Within the entries below, please return exactly the lines from the one with "Convert this chart to D3.js code." through the one with "0.35, 25.3, 1.62];", leaving out any pictures.

──────────────────────────────

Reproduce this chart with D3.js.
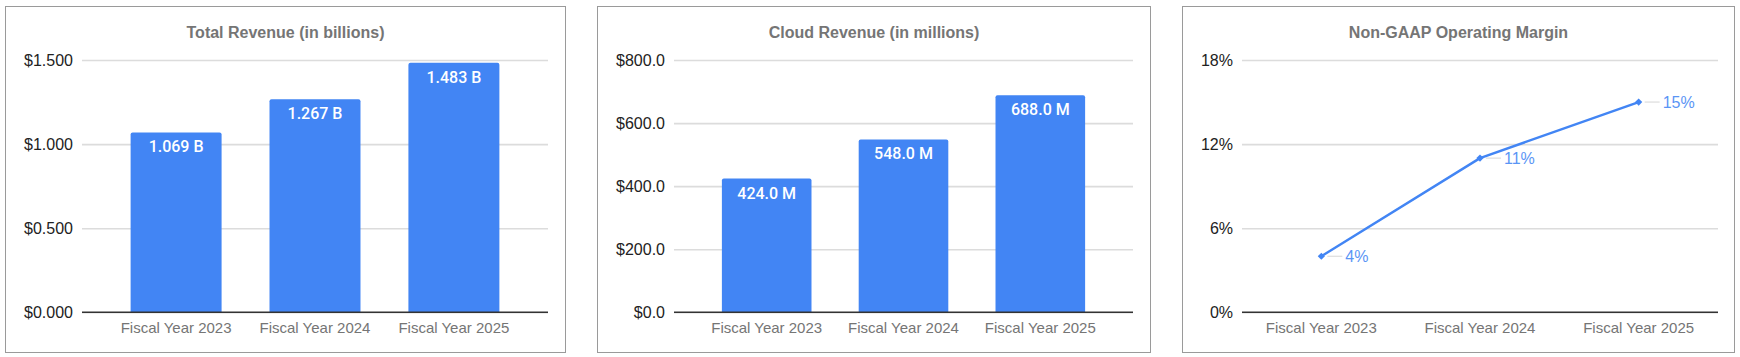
<!DOCTYPE html>
<html>
<head>
<meta charset="utf-8">
<script src="https://cdn.jsdelivr.net/npm/d3@7"></script>
<style>
  html, body { margin: 0; padding: 0; background: #fff; }
  svg { display: block; }
</style>
</head>
<body>
<svg id="chart" width="1740" height="357"></svg>
<script>
// ---- data ----
const categories = ["Fiscal Year 2023", "Fiscal Year 2024", "Fiscal Year 2025"];
const totalRevenue = [1.069, 1.267, 1.483];
const cloudRevenue = [424.0, 548.0, 688.0];
const operatingMargin = [4, 11, 15];
const totalRevenueTicks = [0, 0.5, 1.0, 1.5];
const cloudRevenueTicks = [0, 200, 400, 600, 800];
const marginTicks = [0, 6, 12, 18];
const titles = ["Total Revenue (in billions)", "Cloud Revenue (in millions)", "Non-GAAP Operating Margin"];

// ---- styling / layout ----
const BLUE = "#4285f4";
const LABEL_BLUE = "#5a95f5";
const FONT = "Arial, 'Liberation Sans', sans-serif";
const svg = d3.select("#chart");

const panels = [
  { box: [5.5, 6.5, 560, 346], plot: [82, 548], type: "bar", values: totalRevenue, ticks: totalRevenueTicks,
    tickFmt: d => "$" + d3.format(".3f")(d), labelFmt: d => d3.format(".3f")(d) + " B", title: titles[0] },
  { box: [597.5, 6.5, 553, 346], plot: [674, 1133], type: "bar", values: cloudRevenue, ticks: cloudRevenueTicks,
    tickFmt: d => "$" + d3.format(".1f")(d), labelFmt: d => d3.format(".1f")(d) + " M", title: titles[1] },
  { box: [1182.5, 6.5, 552, 346], plot: [1242, 1718], type: "line", values: operatingMargin, ticks: marginTicks,
    tickFmt: d => d + "%", labelFmt: d => d + "%", title: titles[2] }
];
const plotTop = 60, plotBottom = 312.3;

panels.forEach(p => {
  const g = svg.append("g");
  const [bx, by, bw, bh] = p.box;
  g.append("rect").attr("x", bx).attr("y", by).attr("width", bw).attr("height", bh)
    .attr("fill", "#fff").attr("stroke", "#9a9a9a").attr("stroke-width", 1);

  g.append("text").attr("x", bx + bw / 2).attr("y", 37.5)
    .attr("text-anchor", "middle").attr("font-family", FONT).attr("font-size", 16)
    .attr("font-weight", "bold").attr("fill", "#757575").text(p.title);

  const y = d3.scaleLinear().domain([0, d3.max(p.ticks)]).range([plotBottom, plotTop]);
  const [x0, x1] = p.plot;

  // y axis with gridlines
  const yAxis = d3.axisLeft(y).tickValues(p.ticks).tickFormat(p.tickFmt)
    .tickSize(-(x1 - x0)).tickPadding(9);
  const ya = g.append("g").attr("transform", `translate(${x0},0)`).call(yAxis);
  ya.select(".domain").remove();
  ya.selectAll(".tick line").attr("stroke", "#dcdcdc").attr("stroke-width", 1.6);
  ya.selectAll(".tick text").attr("font-family", FONT).attr("font-size", 16).attr("fill", "#222");

  let xPos, bandW = 0;
  if (p.type === "bar") {
    const x = d3.scaleBand().domain(categories).range([x0, x1]).paddingInner(0.345).paddingOuter(0.35);
    xPos = c => x(c) + x.bandwidth() / 2;
    bandW = x.bandwidth();
    g.append("g").selectAll("path").data(categories).join("path")
      .attr("fill", BLUE)
      .attr("d", (c, i) => {
        const left = x(c), w = x.bandwidth(), top = y(p.values[i]), bot = y(0), r = 2;
        return `M${left},${bot}V${top + r}Q${left},${top} ${left + r},${top}H${left + w - r}Q${left + w},${top} ${left + w},${top + r}V${bot}Z`;
      });
    g.append("g").selectAll("text").data(categories).join("text")
      .attr("x", c => xPos(c)).attr("y", (c, i) => y(p.values[i]) + 20)
      .attr("text-anchor", "middle").attr("font-family", "Roboto, Arial, sans-serif")
      .attr("font-size", 16).attr("font-weight", 500).attr("fill", "#fff")
      .text((c, i) => p.labelFmt(p.values[i]));
  } else {
    const x = d3.scalePoint().domain(categories).range([x0, x1]).padding(0.5);
    xPos = c => x(c);
    // leader lines
    g.append("g").selectAll("line").data(categories).join("line")
      .attr("x1", c => x(c) + 6).attr("x2", c => x(c) + 21)
      .attr("y1", (c, i) => y(p.values[i])).attr("y2", (c, i) => y(p.values[i]))
      .attr("stroke", "#d6d6d6").attr("stroke-width", 1);
    const line = d3.line().x((v, i) => x(categories[i])).y(v => y(v));
    g.append("path").datum(p.values).attr("d", line)
      .attr("fill", "none").attr("stroke", BLUE).attr("stroke-width", 2.4)
      .attr("stroke-linejoin", "round").attr("stroke-linecap", "round");
    g.append("g").selectAll("path").data(categories).join("path")
      .attr("d", d3.symbol(d3.symbolSquare, 26))
      .attr("transform", (c, i) => `translate(${x(c)},${y(p.values[i])}) rotate(45)`)
      .attr("fill", BLUE);
    g.append("g").selectAll("text").data(categories).join("text")
      .attr("x", c => x(c) + 24).attr("y", (c, i) => y(p.values[i]))
      .attr("dy", "0.35em").attr("font-family", FONT).attr("font-size", 16)
      .attr("fill", LABEL_BLUE).text((c, i) => p.labelFmt(p.values[i]));
  }

  // baseline
  g.append("line").attr("x1", x0).attr("x2", x1).attr("y1", y(0)).attr("y2", y(0))
    .attr("stroke", "#333").attr("stroke-width", 1.5);
  if (p.type === "bar") g.select("g:nth-of-type(2)").raise();

  // x axis labels
  const xa = g.append("g").attr("transform", `translate(0,${plotBottom})`);
  xa.selectAll("text").data(categories).join("text")
    .attr("x", c => xPos(c)).attr("y", 21)
    .attr("text-anchor", "middle").attr("font-family", FONT).attr("font-size", 15)
    .attr("fill", "#757575").text(c => c);
});
</script>
</body>
</html>
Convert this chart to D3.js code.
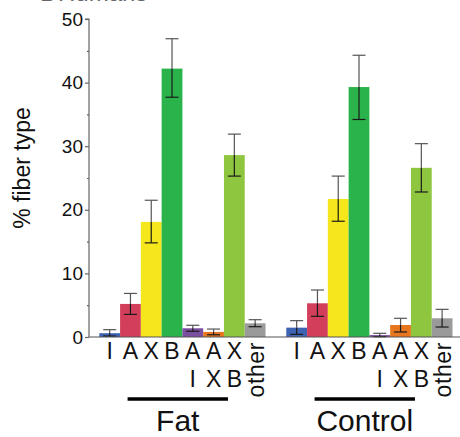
<!DOCTYPE html>
<html>
<head>
<meta charset="utf-8">
<script src="https://cdn.jsdelivr.net/npm/d3@7"></script>
<style>
  html, body { margin: 0; padding: 0; background: #fff; }
  svg { display: block; font-family: "Liberation Sans", Arial, Helvetica, sans-serif; }
</style>
</head>
<body>
<svg id="chart" width="460" height="437"></svg>
<script>
// ---- data ----
const groups = ["Fat", "Control"];
const categories = ["I", "A", "X", "B", "AI", "AX", "XB", "other"];
const labelRow1 = ["I", "A", "X", "B", "A", "A", "X", ""];
const labelRow2 = ["", "", "", "", "I", "X", "B", ""];
const colors = ["#3d63b2", "#d33f5b", "#f6e71c", "#2bb34b", "#7b4fa0", "#e8761f", "#8fc640", "#9a9a9a"];

const fatMean = [0.6, 5.2, 18.1, 42.2, 1.37, 0.8, 28.6, 2.15];
const fatHi   = [1.15, 6.85, 21.5, 46.9, 1.84, 1.25, 31.9, 2.72];
const fatLo   = [0.15, 3.55, 14.8, 37.7, 0.9, 0.35, 25.3, 1.62];

const ctrlMean = [1.47, 5.3, 21.7, 39.3, 0.3, 1.89, 26.6, 2.94];
const ctrlHi   = [2.57, 7.39, 25.3, 44.3, 0.58, 2.94, 30.4, 4.35];
const ctrlLo   = [0.42, 3.25, 18.2, 34.2, 0.05, 0.79, 22.8, 1.57];

const yTicks = [0, 10, 20, 30, 40, 50];
const yMinorTicks = [5, 15, 25, 35, 45];

const seriesByGroup = {
  Fat: { mean: fatMean, hi: fatHi, lo: fatLo },
  Control: { mean: ctrlMean, hi: ctrlHi, lo: ctrlLo }
};

// ---- layout ----
const svg = d3.select("#chart");
const axisX = 89, y0 = 337, yTop = 19;

const y = d3.scaleLinear().domain([0, 50]).range([y0, yTop]);
const xGroup = d3.scaleBand().domain(groups).range([99.3, 452.5]).paddingInner(1 / 9).paddingOuter(0);
const xCat = d3.scaleBand().domain(categories).range([0, xGroup.bandwidth()]).padding(0);

// cut-off title at top (only its lower edge is visible in the reference)
svg.append("text").attr("x", 40).attr("y", 0.6).attr("font-size", 24).attr("fill", "#666").text("B");
svg.append("text").attr("x", 58).attr("y", 0.6).attr("font-size", 24).attr("fill", "#666").text("Humans");

// bars + error bars
groups.forEach(g => {
  const s = seriesByGroup[g];
  const gx = xGroup(g);
  const gg = svg.append("g").attr("transform", `translate(${gx},0)`);
  const data = categories.map((c, i) => ({ c, i, mean: s.mean[i], hi: s.hi[i], lo: s.lo[i] }));
  gg.selectAll("rect").data(data).join("rect")
    .attr("x", d => xCat(d.c))
    .attr("width", xCat.bandwidth())
    .attr("y", d => y(d.mean))
    .attr("height", d => y0 - y(d.mean))
    .attr("fill", d => colors[d.i]);

  const cap = 6.5;
  const cx = d => xCat(d.c) + xCat.bandwidth() / 2;
  const eb = gg.selectAll("g.eb").data(data).join("g").attr("class", "eb");
  eb.append("line")
    .attr("x1", cx).attr("x2", cx)
    .attr("y1", d => y(d.hi)).attr("y2", d => y(d.mean))
    .attr("stroke", "#555").attr("stroke-width", 1.2);
  eb.append("line")
    .attr("x1", d => cx(d) - cap).attr("x2", d => cx(d) + cap)
    .attr("y1", d => y(d.hi)).attr("y2", d => y(d.hi))
    .attr("stroke", "#555").attr("stroke-width", 1.2);
  eb.append("line")
    .attr("x1", cx).attr("x2", cx)
    .attr("y1", d => y(d.mean)).attr("y2", d => y(d.lo))
    .attr("stroke", "#1a1a1a").attr("stroke-width", 1.2);
  eb.append("line")
    .attr("x1", d => cx(d) - cap).attr("x2", d => cx(d) + cap)
    .attr("y1", d => y(d.lo)).attr("y2", d => y(d.lo))
    .attr("stroke", "#1a1a1a").attr("stroke-width", 1.2);

  // category labels
  const lab = svg.append("g").attr("transform", `translate(${gx},0)`)
    .attr("font-size", 23).attr("fill", "#111").attr("text-anchor", "middle");
  lab.selectAll("text.r1").data(categories).join("text").attr("class", "r1")
    .attr("x", c => xCat(c) + xCat.bandwidth() / 2)
    .attr("y", 359)
    .text((c, i) => labelRow1[i]);
  lab.selectAll("text.r2").data(categories).join("text").attr("class", "r2")
    .attr("x", c => xCat(c) + xCat.bandwidth() / 2)
    .attr("y", 387)
    .text((c, i) => labelRow2[i]);
  const oc = xCat("other") + xCat.bandwidth() / 2;
  lab.append("text")
    .attr("transform", `translate(${oc + 8.5},${342}) rotate(-90)`)
    .attr("text-anchor", "end")
    .attr("letter-spacing", 0.6)
    .attr("font-size", 23)
    .text("other");

  // group underline + name
  const lx1 = xGroup(g) + xCat("A") + 7.5;
  const lx2 = xGroup(g) + xCat("XB") + 4;
  svg.append("line").attr("x1", lx1).attr("x2", lx2).attr("y1", 399).attr("y2", 399)
    .attr("stroke", "#000").attr("stroke-width", 3.5);
  svg.append("text").attr("x", (lx1 + lx2) / 2).attr("y", 431)
    .attr("text-anchor", "middle").attr("font-size", 30).attr("fill", "#111").text(g);
});

// baseline
svg.append("line").attr("x1", axisX).attr("x2", 460).attr("y1", y0).attr("y2", y0)
  .attr("stroke", "#555").attr("stroke-width", 1.2);

// y axis
const yAxis = d3.axisLeft(y).tickValues(yTicks).tickSize(4).tickPadding(2).tickFormat(d3.format("d"));
const ag = svg.append("g").attr("transform", `translate(${axisX},0)`).call(yAxis);
ag.select(".domain").attr("stroke", "#666").attr("stroke-width", 1.2).attr("d", `M-4,${yTop}H0V${y0}`);
ag.selectAll(".tick line").attr("stroke", "#666").attr("stroke-width", 1.2);
ag.selectAll(".tick text").attr("font-size", 19).attr("fill", "#111")
  .attr("font-family", "Liberation Sans, Arial, sans-serif");
const minor = d3.axisLeft(y).tickValues(yMinorTicks).tickSize(2).tickFormat("");
const mg = svg.append("g").attr("transform", `translate(${axisX},0)`).call(minor);
mg.select(".domain").remove();
mg.selectAll(".tick line").attr("stroke", "#666").attr("stroke-width", 1.2);

// y label
svg.append("text")
  .attr("transform", `translate(30,168) rotate(-90)`)
  .attr("text-anchor", "middle")
  .attr("font-size", 23).attr("fill", "#111")
  .text("% fiber type");
</script>
</body>
</html>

──────────────────────────────

Reply to the exercise:
Convert this chart to D3.js code.
<!DOCTYPE html>
<html>
<head>
<meta charset="utf-8">
<script src="https://cdn.jsdelivr.net/npm/d3@7"></script>
<style>
  html, body { margin: 0; padding: 0; background: #fff; }
  svg { display: block; font-family: "Liberation Sans", Arial, Helvetica, sans-serif; }
</style>
</head>
<body>
<svg id="chart" width="460" height="437"></svg>
<script>
// ---- data ----
const groups = ["Fat", "Control"];
const categories = ["I", "A", "X", "B", "AI", "AX", "XB", "other"];
const labelRow1 = ["I", "A", "X", "B", "A", "A", "X", ""];
const labelRow2 = ["", "", "", "", "I", "X", "B", ""];
const colors = ["#3d63b2", "#d33f5b", "#f6e71c", "#2bb34b", "#7b4fa0", "#e8761f", "#8fc640", "#9a9a9a"];

const fatMean = [0.6, 5.2, 18.1, 42.2, 1.37, 0.8, 28.6, 2.15];
const fatHi   = [1.15, 6.85, 21.5, 46.9, 1.84, 1.25, 31.9, 2.72];
const fatLo   = [0.15, 3.55, 14.8, 37.7, 0.9, 0.35, 25.3, 1.62];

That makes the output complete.